** BEGIN **

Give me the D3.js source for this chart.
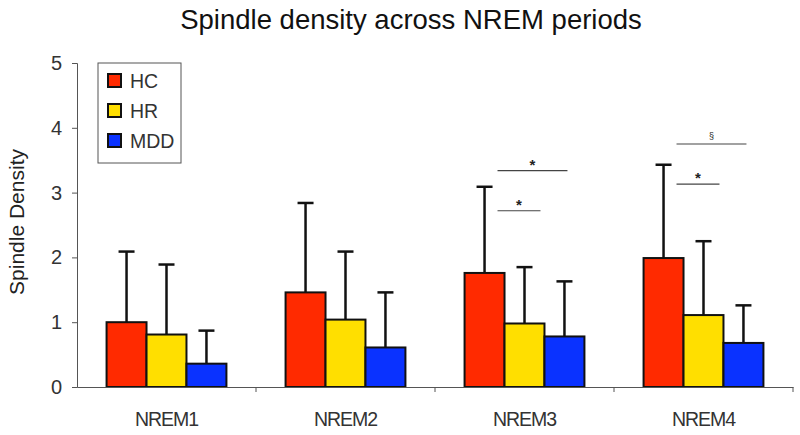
<!DOCTYPE html>
<html>
<head>
<meta charset="utf-8">
<script src="https://cdn.jsdelivr.net/npm/d3@7"></script>
<style>
    body { margin: 0; background: #fff; }
    text { font-family: "Liberation Sans", Arial, sans-serif; fill: #222; }
</style>
</head>
<body>
<div id="chart-area"></div>
<script>
// data
let periods = ["NREM1", "NREM2", "NREM3", "NREM4"];
let groups = ["HC", "HR", "MDD"];
let hcMean = [1.00, 1.46, 1.76, 1.99];
let hcSd   = [1.09, 1.38, 1.33, 1.44];
let hrMean = [0.81, 1.04, 0.98, 1.11];
let hrSd   = [1.08, 1.05, 0.87, 1.14];
let mddMean = [0.36, 0.61, 0.78, 0.68];
let mddSd   = [0.51, 0.85, 0.85, 0.58];
let yTicks = [0, 1, 2, 3, 4, 5];

// significance brackets: y level in density units, groups spanned
let sigPeriod = ["NREM3", "NREM3", "NREM4", "NREM4"];
let sigLevel  = [2.72, 3.34, 3.13, 3.75];
let sigTo     = ["HR", "MDD", "HR", "MDD"];
let sigLabel  = ["*", "*", "*", "§"];

let colors = {HC: "#ff2a00", HR: "#ffdf00", MDD: "#0a32ff"};

let rows = [];
periods.forEach((p, i) => {
    rows.push({period: p, group: "HC", mean: hcMean[i], sd: hcSd[i]});
    rows.push({period: p, group: "HR", mean: hrMean[i], sd: hrSd[i]});
    rows.push({period: p, group: "MDD", mean: mddMean[i], sd: mddSd[i]});
});

let margin = {top: 63, right: 7, bottom: 48, left: 77};
let width = 800 - margin.left - margin.right,
    height = 435 - margin.top - margin.bottom;

let svg = d3.select("#chart-area").append("svg")
    .attr("width", 800)
    .attr("height", 435)
    .append("g")
    .attr("transform", "translate(" + margin.left + "," + margin.top + ")");

let x = d3.scaleBand().domain(periods).range([0, width]).paddingInner(0).paddingOuter(0);
let xSub = d3.scaleBand().domain(groups).range([0, x.bandwidth()]).paddingInner(0).paddingOuter(0.74);
let y = d3.scaleLinear().domain([0, 5]).range([height, 0]);

// title
svg.append("text")
    .attr("x", 334)
    .attr("y", -34)
    .attr("text-anchor", "middle")
    .attr("style", "font-size: 27.5px; fill: #111;")
    .text("Spindle density across NREM periods");

// y axis
let yAxis = svg.append("g")
    .call(d3.axisLeft(y).tickValues(yTicks).tickFormat(d3.format("d")).tickSize(5).tickPadding(10));
yAxis.select(".domain").attr("stroke", "#555");
yAxis.selectAll(".tick line").attr("stroke", "#555");
yAxis.selectAll("text").attr("style", "font-size: 20px; fill: #333; font-family: 'Liberation Sans', Arial, sans-serif;");

svg.append("text")
    .attr("transform", "rotate(-90)")
    .attr("x", -height / 2 + 3)
    .attr("y", -53)
    .attr("text-anchor", "middle")
    .attr("style", "font-size: 21px; fill: #222;")
    .text("Spindle Density");

// bars
let bars = svg.selectAll(".bar").data(rows).enter();

bars.append("line")
    .attr("x1", d => x(d.period) + xSub(d.group) + xSub.bandwidth() / 2)
    .attr("x2", d => x(d.period) + xSub(d.group) + xSub.bandwidth() / 2)
    .attr("y1", d => y(d.mean))
    .attr("y2", d => y(d.mean + d.sd))
    .attr("stroke", "#111")
    .attr("stroke-width", 2.5);

bars.append("line")
    .attr("x1", d => x(d.period) + xSub(d.group) + xSub.bandwidth() / 2 - 8)
    .attr("x2", d => x(d.period) + xSub(d.group) + xSub.bandwidth() / 2 + 8)
    .attr("y1", d => y(d.mean + d.sd))
    .attr("y2", d => y(d.mean + d.sd))
    .attr("stroke", "#111")
    .attr("stroke-width", 2.5);

bars.append("rect")
    .attr("class", "bar")
    .attr("x", d => x(d.period) + xSub(d.group))
    .attr("y", d => y(d.mean))
    .attr("width", xSub.bandwidth())
    .attr("height", d => height - y(d.mean))
    .attr("fill", d => colors[d.group])
    .attr("stroke", "#111")
    .attr("stroke-width", 2);

// x axis
let xAxis = svg.append("g")
    .attr("transform", "translate(0," + height + ")")
    .call(d3.axisBottom(x).tickSize(0).tickPadding(25));
xAxis.select(".domain").attr("stroke", "#555");
xAxis.selectAll("text").attr("style", "font-size: 19.5px; fill: #333; font-family: 'Liberation Sans', Arial, sans-serif; letter-spacing: -1px;");

// group separators
svg.selectAll(".sep")
    .data(periods)
    .enter().append("line")
    .attr("x1", d => x(d) + x.bandwidth())
    .attr("x2", d => x(d) + x.bandwidth())
    .attr("y1", height)
    .attr("y2", height + 5)
    .attr("stroke", "#555");

// significance brackets
sigPeriod.forEach((p, i) => {
    let x0 = x(p) + xSub("HR") - 7;
    let x1 = sigTo[i] === "HR" ? x(p) + xSub("HR") + xSub.bandwidth() - 4
                               : x(p) + xSub("MDD") + xSub.bandwidth() / 2 + 3;
    svg.append("line")
        .attr("x1", x0).attr("x2", x1)
        .attr("y1", y(sigLevel[i])).attr("y2", y(sigLevel[i]))
        .attr("stroke", "#444")
        .attr("stroke-width", 1.2);
    svg.append("text")
        .attr("x", (x0 + x1) / 2)
        .attr("y", y(sigLevel[i]) - (sigLabel[i] === "*" ? 1 : 5))
        .attr("text-anchor", "middle")
        .attr("style", sigLabel[i] === "*" ? "font-size: 15px; font-weight: bold;" : "font-size: 9px;")
        .text(sigLabel[i]);
});

// legend
let legend = svg.append("g").attr("transform", "translate(21, 0)");
legend.append("rect")
    .attr("width", 83)
    .attr("height", 100)
    .attr("fill", "#fff")
    .attr("stroke", "#555")
    .attr("stroke-width", 1);
groups.forEach((g, i) => {
    legend.append("rect")
        .attr("x", 10)
        .attr("y", 11 + i * 30)
        .attr("width", 13)
        .attr("height", 13)
        .attr("fill", colors[g])
        .attr("stroke", "#111")
        .attr("stroke-width", 2);
    legend.append("text")
        .attr("x", 32)
        .attr("y", 25 + i * 30)
        .attr("style", "font-size: 19.5px; fill: #333;")
        .text(g);
});
</script>
</body>
</html>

** END **

Reproduce the material in its entirety and word for word, without the pictures.

**EXERCISE RESPONSE**
Give me the D3.js source for this chart.
<!DOCTYPE html>
<html>
<head>
<meta charset="utf-8">
<script src="https://cdn.jsdelivr.net/npm/d3@7"></script>
<style>
    body { margin: 0; background: #fff; }
    text { font-family: "Liberation Sans", Arial, sans-serif; fill: #222; }
</style>
</head>
<body>
<div id="chart-area"></div>
<script>
// data
let periods = ["NREM1", "NREM2", "NREM3", "NREM4"];
let groups = ["HC", "HR", "MDD"];
let hcMean = [1.00, 1.46, 1.76, 1.99];
let hcSd   = [1.09, 1.38, 1.33, 1.44];
let hrMean = [0.81, 1.04, 0.98, 1.11];
let hrSd   = [1.08, 1.05, 0.87, 1.14];
let mddMean = [0.36, 0.61, 0.78, 0.68];
let mddSd   = [0.51, 0.85, 0.85, 0.58];
let yTicks = [0, 1, 2, 3, 4, 5];

// significance brackets: y level in density units, groups spanned
let sigPeriod = ["NREM3", "NREM3", "NREM4", "NREM4"];
let sigLevel  = [2.72, 3.34, 3.13, 3.75];
let sigTo     = ["HR", "MDD", "HR", "MDD"];
let sigLabel  = ["*", "*", "*", "§"];

let colors = {HC: "#ff2a00", HR: "#ffdf00", MDD: "#0a32ff"};

let rows = [];
periods.forEach((p, i) => {
    rows.push({period: p, group: "HC", mean: hcMean[i], sd: hcSd[i]});
    rows.push({period: p, group: "HR", mean: hrMean[i], sd: hrSd[i]});
    rows.push({period: p, group: "MDD", mean: mddMean[i], sd: mddSd[i]});
});

let margin = {top: 63, right: 7, bottom: 48, left: 77};
let width = 800 - margin.left - margin.right,
    height = 435 - margin.top - margin.bottom;

let svg = d3.select("#chart-area").append("svg")
    .attr("width", 800)
    .attr("height", 435)
    .append("g")
    .attr("transform", "translate(" + margin.left + "," + margin.top + ")");

let x = d3.scaleBand().domain(periods).range([0, width]).paddingInner(0).paddingOuter(0);
let xSub = d3.scaleBand().domain(groups).range([0, x.bandwidth()]).paddingInner(0).paddingOuter(0.74);
let y = d3.scaleLinear().domain([0, 5]).range([height, 0]);

// title
svg.append("text")
    .attr("x", 334)
    .attr("y", -34)
    .attr("text-anchor", "middle")
    .attr("style", "font-size: 27.5px; fill: #111;")
    .text("Spindle density across NREM periods");

// y axis
let yAxis = svg.append("g")
    .call(d3.axisLeft(y).tickValues(yTicks).tickFormat(d3.format("d")).tickSize(5).tickPadding(10));
yAxis.select(".domain").attr("stroke", "#555");
yAxis.selectAll(".tick line").attr("stroke", "#555");
yAxis.selectAll("text").attr("style", "font-size: 20px; fill: #333; font-family: 'Liberation Sans', Arial, sans-serif;");

svg.append("text")
    .attr("transform", "rotate(-90)")
    .attr("x", -height / 2 + 3)
    .attr("y", -53)
    .attr("text-anchor", "middle")
    .attr("style", "font-size: 21px; fill: #222;")
    .text("Spindle Density");

// bars
let bars = svg.selectAll(".bar").data(rows).enter();

bars.append("line")
    .attr("x1", d => x(d.period) + xSub(d.group) + xSub.bandwidth() / 2)
    .attr("x2", d => x(d.period) + xSub(d.group) + xSub.bandwidth() / 2)
    .attr("y1", d => y(d.mean))
    .attr("y2", d => y(d.mean + d.sd))
    .attr("stroke", "#111")
    .attr("stroke-width", 2.5);

bars.append("line")
    .attr("x1", d => x(d.period) + xSub(d.group) + xSub.bandwidth() / 2 - 8)
    .attr("x2", d => x(d.period) + xSub(d.group) + xSub.bandwidth() / 2 + 8)
    .attr("y1", d => y(d.mean + d.sd))
    .attr("y2", d => y(d.mean + d.sd))
    .attr("stroke", "#111")
    .attr("stroke-width", 2.5);

bars.append("rect")
    .attr("class", "bar")
    .attr("x", d => x(d.period) + xSub(d.group))
    .attr("y", d => y(d.mean))
    .attr("width", xSub.bandwidth())
    .attr("height", d => height - y(d.mean))
    .attr("fill", d => colors[d.group])
    .attr("stroke", "#111")
    .attr("stroke-width", 2);

// x axis
let xAxis = svg.append("g")
    .attr("transform", "translate(0," + height + ")")
    .call(d3.axisBottom(x).tickSize(0).tickPadding(25));
xAxis.select(".domain").attr("stroke", "#555");
xAxis.selectAll("text").attr("style", "font-size: 19.5px; fill: #333; font-family: 'Liberation Sans', Arial, sans-serif; letter-spacing: -1px;");

// group separators
svg.selectAll(".sep")
    .data(periods)
    .enter().append("line")
    .attr("x1", d => x(d) + x.bandwidth())
    .attr("x2", d => x(d) + x.bandwidth())
    .attr("y1", height)
    .attr("y2", height + 5)
    .attr("stroke", "#555");

// significance brackets
sigPeriod.forEach((p, i) => {
    let x0 = x(p) + xSub("HR") - 7;
    let x1 = sigTo[i] === "HR" ? x(p) + xSub("HR") + xSub.bandwidth() - 4
                               : x(p) + xSub("MDD") + xSub.bandwidth() / 2 + 3;
    svg.append("line")
        .attr("x1", x0).attr("x2", x1)
        .attr("y1", y(sigLevel[i])).attr("y2", y(sigLevel[i]))
        .attr("stroke", "#444")
        .attr("stroke-width", 1.2);
    svg.append("text")
        .attr("x", (x0 + x1) / 2)
        .attr("y", y(sigLevel[i]) - (sigLabel[i] === "*" ? 1 : 5))
        .attr("text-anchor", "middle")
        .attr("style", sigLabel[i] === "*" ? "font-size: 15px; font-weight: bold;" : "font-size: 9px;")
        .text(sigLabel[i]);
});

// legend
let legend = svg.append("g").attr("transform", "translate(21, 0)");
legend.append("rect")
    .attr("width", 83)
    .attr("height", 100)
    .attr("fill", "#fff")
    .attr("stroke", "#555")
    .attr("stroke-width", 1);
groups.forEach((g, i) => {
    legend.append("rect")
        .attr("x", 10)
        .attr("y", 11 + i * 30)
        .attr("width", 13)
        .attr("height", 13)
        .attr("fill", colors[g])
        .attr("stroke", "#111")
        .attr("stroke-width", 2);
    legend.append("text")
        .attr("x", 32)
        .attr("y", 25 + i * 30)
        .attr("style", "font-size: 19.5px; fill: #333;")
        .text(g);
});
</script>
</body>
</html>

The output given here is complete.